Another mistake is ignoring fees and riders. Basic fixed annuities often do not have explicit annual fees in the way investment accounts do, but optional features can change the economics. If a rider is added, ask what it costs and what problem it is actually solving.
A third mistake is putting all safe money into one contract at one time. Sometimes a laddering approach makes more sense. Spreading money across different terms can improve flexibility and reduce reinvestment risk. It also keeps you from feeling trapped if your needs change.
The last major mistake is treating rates as the only measure of value. Protection has value. Predictability has value. Income guarantees have value. Tax deferral has value. The right annuity strategy is about what your money does for your life, not just the number in a rate chart.
How to judge whether today is a good time to lock in
People often ask whether they should wait for rates to go higher. That is a fair question, but it can become a costly habit. Nobody consistently knows where rates will go next. If a current contract gives you a strong guaranteed rate that supports your goals, waiting for a little more can backfire.

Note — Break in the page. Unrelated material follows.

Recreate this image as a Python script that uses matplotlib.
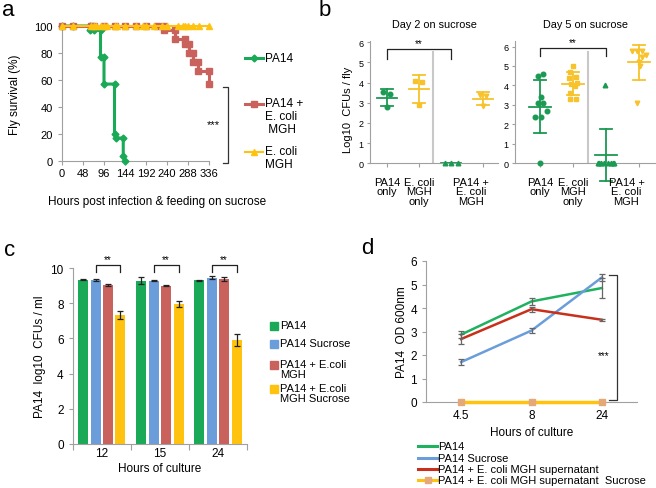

A better question is this: does this annuity improve your position today? If it moves your money from uncertainty to certainty, from exposed to protected, and from idle to productive, that matters. Financial confidence often comes from action taken with clarity, not from trying to predict every rate move.
This is why planning should come before product shopping. At Victor 4 Advice, the focus is not simply on finding a number that looks attractive today. It is about helping people build a safe-money structure that supports retirement income, liquidity, tax efficiency, and long-term control.
The smarter way to compare fixed annuity options
Start with your objective. Decide whether this money is for preservation, future income, tax-deferred growth, or a bridge to another stage of retirement planning. Then compare term lengths, carrier strength, withdrawal flexibility, and guaranteed rates together.
Ask plain questions. How long is the money committed? What can be withdrawn penalty-free? What happens at the end of the guarantee period? Can this contract support future income planning? If the answers are clear and the guarantees are strong, you are on better ground.
The best fixed annuity rates should serve your life, not distract you from it. A good annuity brings calm where the market brings stress. It gives your money a job and gives you a clearer path forward. When security, growth, and control matter more than speculation, the right fixed annuity can become one of the most practical tools in a retirement plan.
If you are comparing options, remember this: the best rate is the one attached to the right contract, from the right company, for the right reason at the right time.